Most of the time I come across quite confident and with seeming conviction. It doesn’t mean I am, not with absolute certainty. It simply indicates that based on the information available to me (in that moment) I am.
But once new, logical facts present themselves, I can shift within seconds, while those that witnessed me minutes before the new information continue to address me as if I maintain the old conviction. It is unfathomable for them to consider a person is capable of dropping beliefs so quickly and with such finality.
Well, I do. And I have made a daily practice of it.
And it is one of the reasons I belonged to a cult for only a brief period of months, while members of my family remained in it for a decade or more before leaving, and why some remain still after twenty years.
After living spiritually independent for two decades, I cannot imagine even slightly handing over my mind to someone else’s convictions and contributing to my own psychological suicide.
The one thing I have held on to – the thing that started this personal perpetual rebellion – the idea presented by the main leader when I joined the break-off study group of the Mormon church (which eventually became a cult) was the simple notion (ironically) to not let anyone, anything, any idea, belief, or conditioned behavior come between me and God.
This caused a revolution inside me, a personal declaration of independence that lit fire to my life and choices from that point forward.
I do not currently know with certainty if there is a God. But I do know that at the time, believing I had a direct connection with God, involving no one else, worked. It released me from the childhood conditioning of guilt, salvation to-do lists, and mind-numbing re-regurgitated concepts and lessons.
I now believe there is a “field”, some law of physics that connects us all. And I do not think that law has arms and legs, eyes and ears. In my experience of this elegant law, it is more exquisite, less likely to have physical features at all, and immensely supportive of individuality, of contrast and diversity. That is what I currently believe, until I can find more information to prove otherwise.
I think it is possible that there may have been a Christ, or someone like him – a brilliant rebel that used his life as a metaphor, so that others could glimpse the magnificence of the universe he was beginning to see. And it could be that Buddha was the same, from what I have read.

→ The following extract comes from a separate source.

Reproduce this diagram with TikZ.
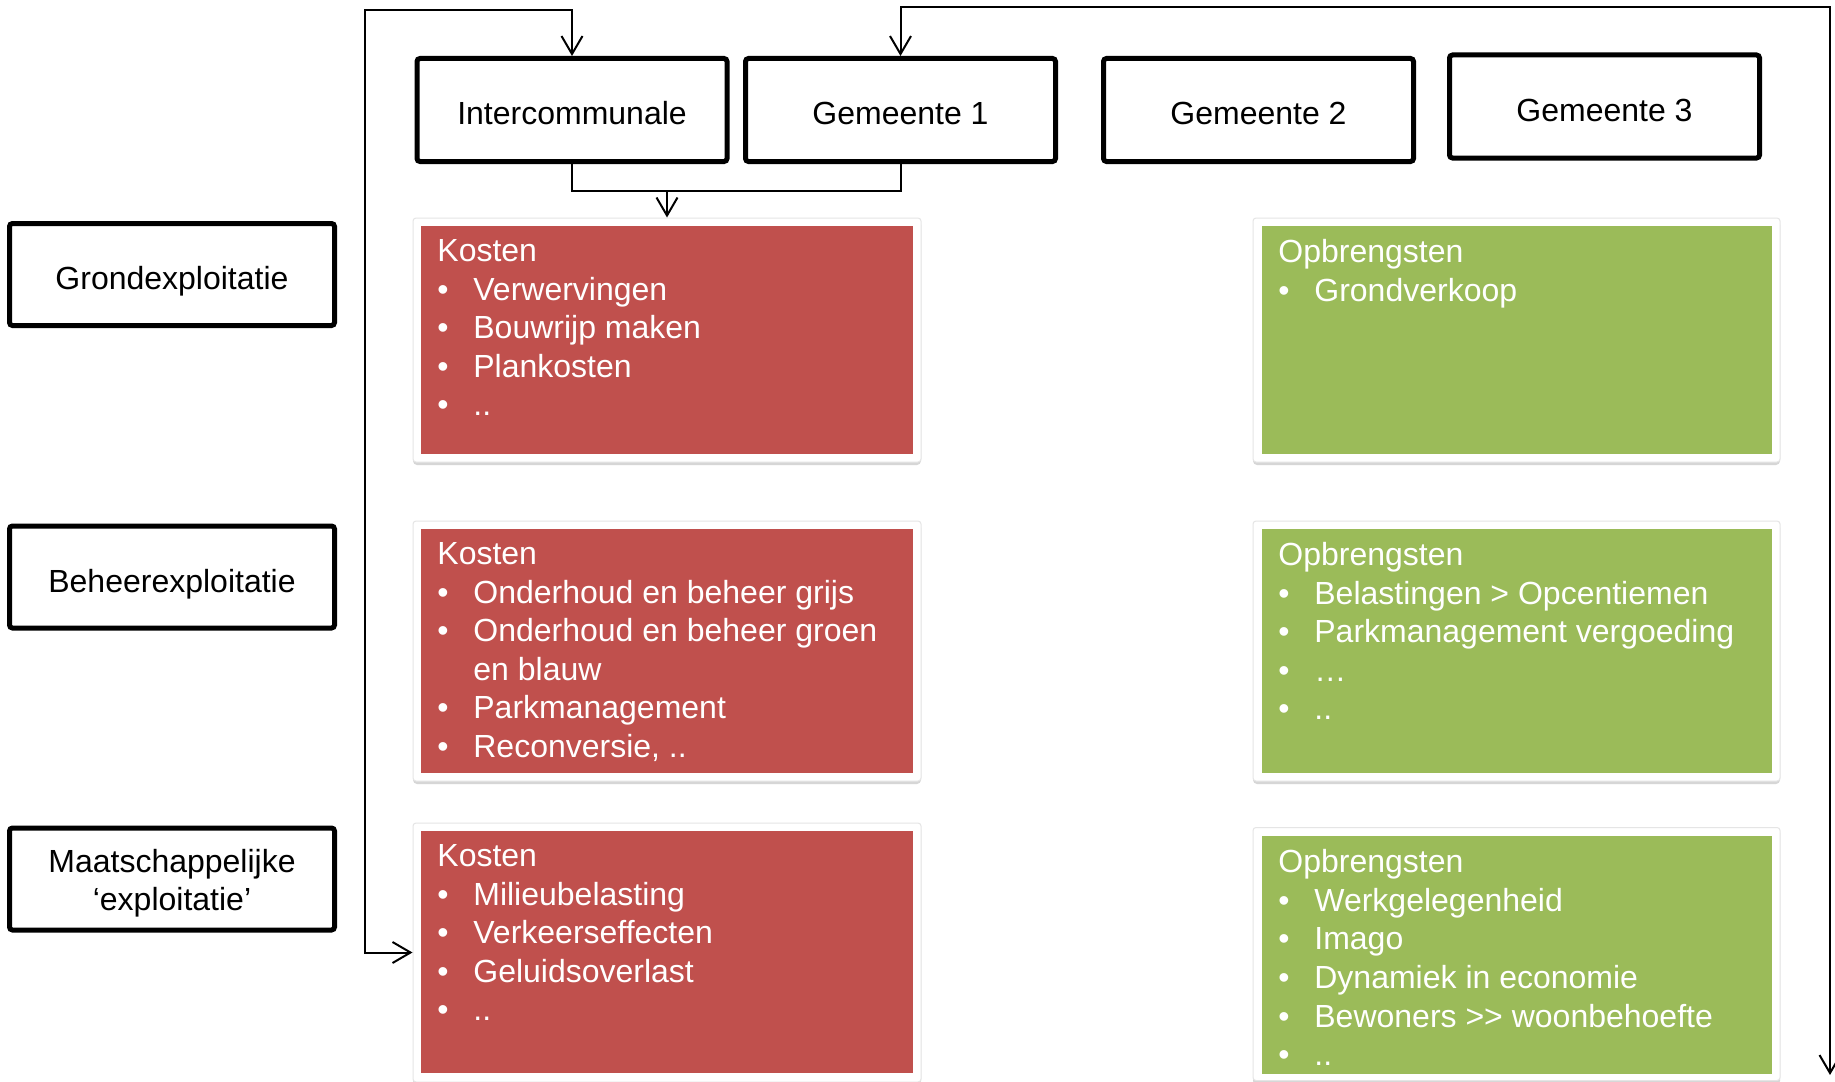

“Beliefs are not to be held on to. They are transitional ideas, stepping-stones, teachers. They are mental constructs that provide a sense of safety. They are psychological prisons that prevent us from learning and expanding our creative and moral scope if held for very long.” -Amy Larson, amyjalapeno.com
Agreed. Depending on the belief system, it could be the life of a person or the death of them. As you said, it could be the worst prison anyone will ever have. The only way to break free is for the person to recognize the shackles that bind them and break free!